At least 40 in the camp and over 30 Lebanese soldiers were killed and dozens wounded as mortar rounds fell. Fatah then claimed responsibility for two powerful explosions in Beirut, one on May 20 that targeted a Christian neighborhood and another two days later, a powerful car bomb in a Sunni area that wounded at least seven.
Few noted a connection between the conflict with Fatah, a recently formed, Syrian-based militant group with bases of operation inside Lebanon's refugee camps and ties to al-Qaeda, and the conflict between Israel and Hezbollah last summer that turned much of Beirut and south Lebanon into rubble. Yet that four-month battle weakened the democratically elected government (headed by Christian President Emile Lahoud and Sunni Muslim Prime Minister Fouad Siniora) and emboldened radical Islamic groups.
But the roots of the current fighting extend further. Lebanon has never granted citizenship to its Palestinians, though they number nearly 400,000-or 10 percent of the population. Many are third- and fourth-generation refugees displaced by the demarcation of modern Israel and live in 13 UN camps. Most are in the south, which is largely Shiite and where Hezbollah has its base. Only two are north of Beirut, near Tripoli, where Fatah al-Islam is arising.
Although the country since its independence has been an amalgam of religious groups-Shiites, Sunnis, Maronite Catholics, and Greek Orthodox all have legal status-Palestinians have never been allowed passports or documentation. "It is a longstanding sore point as they have no legal status within Lebanon," said Hillel Fradkin, senior fellow at the Hudson Institute and director of its Center for Islam, Democracy and the Future of the Muslim World. "It's always had the potential for instability."
Now, according to Fradkin, "radical groups, not only the one that is operating over the last few days, Fatah al-Islam, but others are setting up shop, trying to attract converts to radical Sunni Islam-and they're succeeding to some degree."
Fradkin and other Mideast experts also contend that the conflicts in Lebanon during the last year are an attempt by Syria to change the subject: the subject being an investigation into the murder of Prime Minister Rafik Hariri. Every flareup has coincided with action surrounding an international investigation of the Beirut car bombing that killed Hariri in 2005.

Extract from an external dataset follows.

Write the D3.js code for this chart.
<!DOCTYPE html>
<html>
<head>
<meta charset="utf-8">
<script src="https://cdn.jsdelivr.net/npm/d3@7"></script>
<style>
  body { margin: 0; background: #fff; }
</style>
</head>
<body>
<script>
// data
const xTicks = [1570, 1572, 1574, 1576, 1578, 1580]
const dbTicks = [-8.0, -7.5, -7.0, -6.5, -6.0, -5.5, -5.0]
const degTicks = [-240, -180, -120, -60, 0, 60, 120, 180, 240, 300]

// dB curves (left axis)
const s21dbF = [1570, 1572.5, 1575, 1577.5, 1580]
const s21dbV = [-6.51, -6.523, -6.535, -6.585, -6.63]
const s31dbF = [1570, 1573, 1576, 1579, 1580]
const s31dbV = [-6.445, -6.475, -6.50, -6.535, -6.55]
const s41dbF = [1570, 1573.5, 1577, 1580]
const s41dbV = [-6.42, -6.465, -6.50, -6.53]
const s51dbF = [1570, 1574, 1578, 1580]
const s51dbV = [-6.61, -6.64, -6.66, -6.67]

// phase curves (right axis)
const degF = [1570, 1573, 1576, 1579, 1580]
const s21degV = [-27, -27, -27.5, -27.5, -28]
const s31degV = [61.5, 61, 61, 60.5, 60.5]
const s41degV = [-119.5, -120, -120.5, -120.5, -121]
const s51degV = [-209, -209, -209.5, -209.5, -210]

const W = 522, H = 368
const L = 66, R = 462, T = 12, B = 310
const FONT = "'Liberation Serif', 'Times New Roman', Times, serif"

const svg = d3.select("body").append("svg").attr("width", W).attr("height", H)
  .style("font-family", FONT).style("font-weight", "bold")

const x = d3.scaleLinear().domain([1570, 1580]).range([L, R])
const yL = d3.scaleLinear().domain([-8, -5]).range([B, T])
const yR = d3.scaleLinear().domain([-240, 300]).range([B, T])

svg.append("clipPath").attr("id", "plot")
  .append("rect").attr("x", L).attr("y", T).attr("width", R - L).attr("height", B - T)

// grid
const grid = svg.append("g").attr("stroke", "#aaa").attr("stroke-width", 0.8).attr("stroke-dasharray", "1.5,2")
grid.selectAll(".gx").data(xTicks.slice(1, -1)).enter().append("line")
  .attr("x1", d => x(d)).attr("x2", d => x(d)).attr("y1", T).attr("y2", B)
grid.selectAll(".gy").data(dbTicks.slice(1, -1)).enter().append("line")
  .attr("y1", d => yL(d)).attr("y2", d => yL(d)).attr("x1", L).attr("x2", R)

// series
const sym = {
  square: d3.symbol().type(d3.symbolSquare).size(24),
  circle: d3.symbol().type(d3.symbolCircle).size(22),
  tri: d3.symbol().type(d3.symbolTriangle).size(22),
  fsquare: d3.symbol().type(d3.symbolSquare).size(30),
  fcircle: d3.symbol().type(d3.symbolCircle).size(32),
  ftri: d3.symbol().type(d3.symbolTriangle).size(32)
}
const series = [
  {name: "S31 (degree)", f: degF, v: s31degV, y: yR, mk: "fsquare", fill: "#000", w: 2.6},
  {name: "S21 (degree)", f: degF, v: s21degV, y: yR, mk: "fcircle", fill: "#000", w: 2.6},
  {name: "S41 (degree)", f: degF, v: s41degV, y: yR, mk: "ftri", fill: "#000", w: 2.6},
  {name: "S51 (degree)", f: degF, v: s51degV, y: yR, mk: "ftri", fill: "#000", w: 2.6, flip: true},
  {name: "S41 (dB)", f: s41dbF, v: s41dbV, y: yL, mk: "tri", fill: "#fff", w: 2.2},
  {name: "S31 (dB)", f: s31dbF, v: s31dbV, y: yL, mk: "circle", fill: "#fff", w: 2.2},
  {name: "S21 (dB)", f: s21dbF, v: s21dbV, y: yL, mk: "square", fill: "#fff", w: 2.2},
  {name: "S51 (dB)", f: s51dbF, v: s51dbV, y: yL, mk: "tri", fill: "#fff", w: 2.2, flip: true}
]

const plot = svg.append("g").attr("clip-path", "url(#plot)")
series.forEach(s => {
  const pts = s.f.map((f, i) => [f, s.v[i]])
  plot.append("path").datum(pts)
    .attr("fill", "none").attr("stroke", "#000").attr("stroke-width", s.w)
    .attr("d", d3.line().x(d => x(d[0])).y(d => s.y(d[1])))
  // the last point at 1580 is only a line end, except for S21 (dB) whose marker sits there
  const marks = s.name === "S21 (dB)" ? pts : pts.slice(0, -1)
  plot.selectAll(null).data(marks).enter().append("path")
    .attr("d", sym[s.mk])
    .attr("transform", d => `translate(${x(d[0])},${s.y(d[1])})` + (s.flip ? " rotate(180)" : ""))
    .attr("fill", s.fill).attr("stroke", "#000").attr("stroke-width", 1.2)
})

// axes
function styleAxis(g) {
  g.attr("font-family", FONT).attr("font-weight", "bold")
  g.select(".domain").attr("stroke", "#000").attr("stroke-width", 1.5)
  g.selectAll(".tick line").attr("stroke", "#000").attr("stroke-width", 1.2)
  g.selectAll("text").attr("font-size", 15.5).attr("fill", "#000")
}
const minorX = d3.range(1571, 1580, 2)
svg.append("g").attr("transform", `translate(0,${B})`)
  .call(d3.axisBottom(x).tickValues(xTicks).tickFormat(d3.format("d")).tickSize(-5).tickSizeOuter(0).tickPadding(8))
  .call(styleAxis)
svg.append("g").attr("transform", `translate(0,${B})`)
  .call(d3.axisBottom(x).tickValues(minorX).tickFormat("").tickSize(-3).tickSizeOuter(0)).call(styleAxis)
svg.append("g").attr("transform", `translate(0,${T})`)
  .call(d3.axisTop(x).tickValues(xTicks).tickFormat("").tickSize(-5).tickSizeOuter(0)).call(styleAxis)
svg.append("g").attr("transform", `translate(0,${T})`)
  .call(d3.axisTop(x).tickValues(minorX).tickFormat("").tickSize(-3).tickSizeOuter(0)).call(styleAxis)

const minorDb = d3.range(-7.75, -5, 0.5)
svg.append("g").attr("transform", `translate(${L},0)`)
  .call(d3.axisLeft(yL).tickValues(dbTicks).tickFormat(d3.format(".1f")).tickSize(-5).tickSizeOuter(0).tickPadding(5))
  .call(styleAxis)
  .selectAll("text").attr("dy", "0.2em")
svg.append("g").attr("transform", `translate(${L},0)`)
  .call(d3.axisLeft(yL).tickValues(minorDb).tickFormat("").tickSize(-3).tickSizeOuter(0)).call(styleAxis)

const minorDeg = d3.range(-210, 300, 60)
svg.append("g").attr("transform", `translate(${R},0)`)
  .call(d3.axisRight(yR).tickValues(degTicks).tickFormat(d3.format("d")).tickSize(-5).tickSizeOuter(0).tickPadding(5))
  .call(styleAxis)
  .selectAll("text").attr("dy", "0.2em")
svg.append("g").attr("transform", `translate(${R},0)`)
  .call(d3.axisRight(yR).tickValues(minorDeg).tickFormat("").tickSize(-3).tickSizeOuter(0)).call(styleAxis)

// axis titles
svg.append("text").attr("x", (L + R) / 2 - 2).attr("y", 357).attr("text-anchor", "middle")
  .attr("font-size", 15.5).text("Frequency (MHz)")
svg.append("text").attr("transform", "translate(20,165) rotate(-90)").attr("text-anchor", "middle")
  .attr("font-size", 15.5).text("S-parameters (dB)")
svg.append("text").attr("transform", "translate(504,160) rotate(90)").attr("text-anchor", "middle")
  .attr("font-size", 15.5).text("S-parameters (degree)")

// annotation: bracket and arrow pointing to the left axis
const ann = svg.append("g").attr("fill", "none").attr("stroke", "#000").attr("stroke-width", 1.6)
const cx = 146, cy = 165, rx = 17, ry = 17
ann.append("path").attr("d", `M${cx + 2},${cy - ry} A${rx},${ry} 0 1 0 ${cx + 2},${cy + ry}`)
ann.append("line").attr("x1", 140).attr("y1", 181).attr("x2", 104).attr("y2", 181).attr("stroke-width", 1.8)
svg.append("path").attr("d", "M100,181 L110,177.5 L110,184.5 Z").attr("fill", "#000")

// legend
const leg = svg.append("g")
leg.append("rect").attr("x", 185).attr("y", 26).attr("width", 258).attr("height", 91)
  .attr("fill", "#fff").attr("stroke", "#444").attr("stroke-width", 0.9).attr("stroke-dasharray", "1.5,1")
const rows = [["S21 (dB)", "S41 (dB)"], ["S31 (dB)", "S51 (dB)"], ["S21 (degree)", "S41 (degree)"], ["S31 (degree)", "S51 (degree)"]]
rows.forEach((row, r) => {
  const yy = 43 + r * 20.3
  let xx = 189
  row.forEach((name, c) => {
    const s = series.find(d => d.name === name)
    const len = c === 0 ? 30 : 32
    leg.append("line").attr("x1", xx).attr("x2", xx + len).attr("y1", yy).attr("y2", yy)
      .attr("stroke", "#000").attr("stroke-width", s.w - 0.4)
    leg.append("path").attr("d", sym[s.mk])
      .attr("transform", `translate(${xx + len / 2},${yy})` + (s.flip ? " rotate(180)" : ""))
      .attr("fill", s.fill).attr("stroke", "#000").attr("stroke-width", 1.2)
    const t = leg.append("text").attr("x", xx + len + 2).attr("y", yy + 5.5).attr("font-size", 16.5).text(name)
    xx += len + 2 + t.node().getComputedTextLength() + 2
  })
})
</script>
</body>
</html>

The Fatah al-Islam uprising began only days after the United States, France, and Britain circulated a draft UN Security Council resolution to establish a tribunal to investigate and try suspects in the assassination. In May the Lebanese government requested unilateral Security Council approval for a tribunal after Lebanon's parliament failed to agree on a measure approving it.

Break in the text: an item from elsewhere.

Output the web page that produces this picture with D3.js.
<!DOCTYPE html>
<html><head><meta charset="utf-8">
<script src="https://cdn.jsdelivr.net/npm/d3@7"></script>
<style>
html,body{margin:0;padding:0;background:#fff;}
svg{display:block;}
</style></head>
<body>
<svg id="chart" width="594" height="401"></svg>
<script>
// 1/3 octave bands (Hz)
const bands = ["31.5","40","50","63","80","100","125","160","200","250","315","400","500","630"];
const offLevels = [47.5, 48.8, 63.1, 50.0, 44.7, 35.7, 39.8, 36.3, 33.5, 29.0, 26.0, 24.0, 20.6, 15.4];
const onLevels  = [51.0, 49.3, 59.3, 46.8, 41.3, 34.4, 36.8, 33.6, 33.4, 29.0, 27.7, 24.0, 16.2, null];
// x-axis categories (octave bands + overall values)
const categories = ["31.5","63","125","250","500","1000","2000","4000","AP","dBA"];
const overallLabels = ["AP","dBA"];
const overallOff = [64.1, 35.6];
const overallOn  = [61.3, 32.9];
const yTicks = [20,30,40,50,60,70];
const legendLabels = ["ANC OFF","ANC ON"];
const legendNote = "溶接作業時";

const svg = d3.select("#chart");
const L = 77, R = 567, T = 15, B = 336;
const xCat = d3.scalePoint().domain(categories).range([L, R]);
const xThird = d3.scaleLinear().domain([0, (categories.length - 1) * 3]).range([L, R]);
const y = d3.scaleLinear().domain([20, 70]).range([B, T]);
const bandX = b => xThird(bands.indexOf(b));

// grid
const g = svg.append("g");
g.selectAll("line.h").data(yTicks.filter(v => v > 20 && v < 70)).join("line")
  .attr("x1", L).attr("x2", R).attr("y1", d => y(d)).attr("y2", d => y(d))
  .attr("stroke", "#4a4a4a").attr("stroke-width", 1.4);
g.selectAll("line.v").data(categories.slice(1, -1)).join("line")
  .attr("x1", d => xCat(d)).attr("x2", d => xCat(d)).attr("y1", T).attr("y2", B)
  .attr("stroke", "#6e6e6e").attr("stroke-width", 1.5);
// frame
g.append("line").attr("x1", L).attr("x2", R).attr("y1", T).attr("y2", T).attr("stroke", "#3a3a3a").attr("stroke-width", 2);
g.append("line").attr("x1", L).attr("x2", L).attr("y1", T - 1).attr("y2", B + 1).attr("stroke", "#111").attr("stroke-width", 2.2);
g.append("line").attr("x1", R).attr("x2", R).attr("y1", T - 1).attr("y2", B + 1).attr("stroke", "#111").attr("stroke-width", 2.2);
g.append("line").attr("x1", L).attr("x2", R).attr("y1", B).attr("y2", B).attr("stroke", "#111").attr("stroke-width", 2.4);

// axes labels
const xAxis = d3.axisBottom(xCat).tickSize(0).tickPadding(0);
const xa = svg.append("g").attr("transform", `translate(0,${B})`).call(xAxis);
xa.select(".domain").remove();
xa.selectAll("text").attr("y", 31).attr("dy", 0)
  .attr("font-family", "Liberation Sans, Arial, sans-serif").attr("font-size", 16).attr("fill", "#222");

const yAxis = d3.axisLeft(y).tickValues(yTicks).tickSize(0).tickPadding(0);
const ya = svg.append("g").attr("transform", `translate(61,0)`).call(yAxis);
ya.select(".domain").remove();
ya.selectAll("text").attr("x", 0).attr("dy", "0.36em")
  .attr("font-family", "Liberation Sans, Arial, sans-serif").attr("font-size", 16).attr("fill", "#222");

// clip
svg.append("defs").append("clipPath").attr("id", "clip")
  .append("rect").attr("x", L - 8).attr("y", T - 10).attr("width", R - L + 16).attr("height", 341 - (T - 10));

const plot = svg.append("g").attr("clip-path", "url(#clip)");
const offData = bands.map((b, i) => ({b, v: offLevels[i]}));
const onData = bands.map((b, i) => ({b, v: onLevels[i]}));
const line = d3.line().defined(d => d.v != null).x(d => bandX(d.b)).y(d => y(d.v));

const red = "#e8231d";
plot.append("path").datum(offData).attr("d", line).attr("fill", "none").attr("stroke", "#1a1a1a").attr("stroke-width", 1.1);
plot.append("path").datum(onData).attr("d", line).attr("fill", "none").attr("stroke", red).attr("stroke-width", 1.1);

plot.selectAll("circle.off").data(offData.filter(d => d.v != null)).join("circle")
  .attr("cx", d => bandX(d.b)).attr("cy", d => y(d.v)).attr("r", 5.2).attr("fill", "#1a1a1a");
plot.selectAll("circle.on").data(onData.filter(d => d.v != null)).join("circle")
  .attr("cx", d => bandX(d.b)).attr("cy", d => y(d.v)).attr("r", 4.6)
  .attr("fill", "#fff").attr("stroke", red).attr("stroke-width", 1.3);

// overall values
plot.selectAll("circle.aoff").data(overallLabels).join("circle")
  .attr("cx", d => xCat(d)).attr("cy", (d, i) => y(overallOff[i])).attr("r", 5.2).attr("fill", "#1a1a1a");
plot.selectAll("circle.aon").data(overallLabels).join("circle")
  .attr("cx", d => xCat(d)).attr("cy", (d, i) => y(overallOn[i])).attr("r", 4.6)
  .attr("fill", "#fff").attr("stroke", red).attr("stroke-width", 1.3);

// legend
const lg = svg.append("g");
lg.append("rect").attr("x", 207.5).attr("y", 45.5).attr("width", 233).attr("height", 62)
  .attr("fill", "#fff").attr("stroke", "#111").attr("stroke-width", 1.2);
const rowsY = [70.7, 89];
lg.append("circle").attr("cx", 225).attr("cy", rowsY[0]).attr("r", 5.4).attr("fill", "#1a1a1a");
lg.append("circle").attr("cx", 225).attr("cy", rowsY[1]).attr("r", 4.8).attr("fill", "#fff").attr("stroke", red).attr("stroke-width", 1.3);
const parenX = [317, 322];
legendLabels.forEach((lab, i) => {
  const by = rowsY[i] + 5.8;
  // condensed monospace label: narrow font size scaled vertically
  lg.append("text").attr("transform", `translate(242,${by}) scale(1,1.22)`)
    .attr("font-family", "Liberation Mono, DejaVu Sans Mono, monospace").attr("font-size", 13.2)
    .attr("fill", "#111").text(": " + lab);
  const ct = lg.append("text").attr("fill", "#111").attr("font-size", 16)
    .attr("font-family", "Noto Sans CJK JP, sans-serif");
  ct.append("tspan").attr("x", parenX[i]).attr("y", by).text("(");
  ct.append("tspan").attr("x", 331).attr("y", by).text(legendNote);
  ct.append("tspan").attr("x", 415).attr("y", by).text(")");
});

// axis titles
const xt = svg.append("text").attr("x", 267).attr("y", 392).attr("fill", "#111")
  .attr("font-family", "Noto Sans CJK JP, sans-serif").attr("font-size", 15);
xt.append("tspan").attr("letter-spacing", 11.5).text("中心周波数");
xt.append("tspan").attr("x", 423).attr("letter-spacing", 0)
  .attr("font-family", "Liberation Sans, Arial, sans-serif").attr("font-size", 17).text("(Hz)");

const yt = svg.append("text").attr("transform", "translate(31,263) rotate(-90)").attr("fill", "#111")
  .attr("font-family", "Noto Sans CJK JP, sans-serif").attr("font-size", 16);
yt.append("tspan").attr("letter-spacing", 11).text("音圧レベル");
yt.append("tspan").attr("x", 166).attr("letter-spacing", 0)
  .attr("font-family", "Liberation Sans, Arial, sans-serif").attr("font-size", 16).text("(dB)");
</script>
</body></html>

"This most recent eruption of violence may be timed to that event," said Fradkin.
Many in Lebanon also believe that the conflict can be traced to Iraq. Farid Ghadry, president of the Reform Party of Syria, a group that opposes the Baathist government in Damascus, has pinpointed four camps in Syria that train foreign fighters and are run by former Iraqi generals and Saddam Fedayeen commanders-loyalists to the Saddam Hussein regime. Ghadry reported three months ago in The Washington Times the "movement of large numbers of al Qaeda in Iraq fighters from Syria into Palestinian refugee camps in northern Lebanon and Beirut." He believes they are planning to use Lebanon's refugee camps "to launch attacks against the anti-Syrian democratic government in Lebanon." And just because the Lebanese expect it doesn't mean they are ready.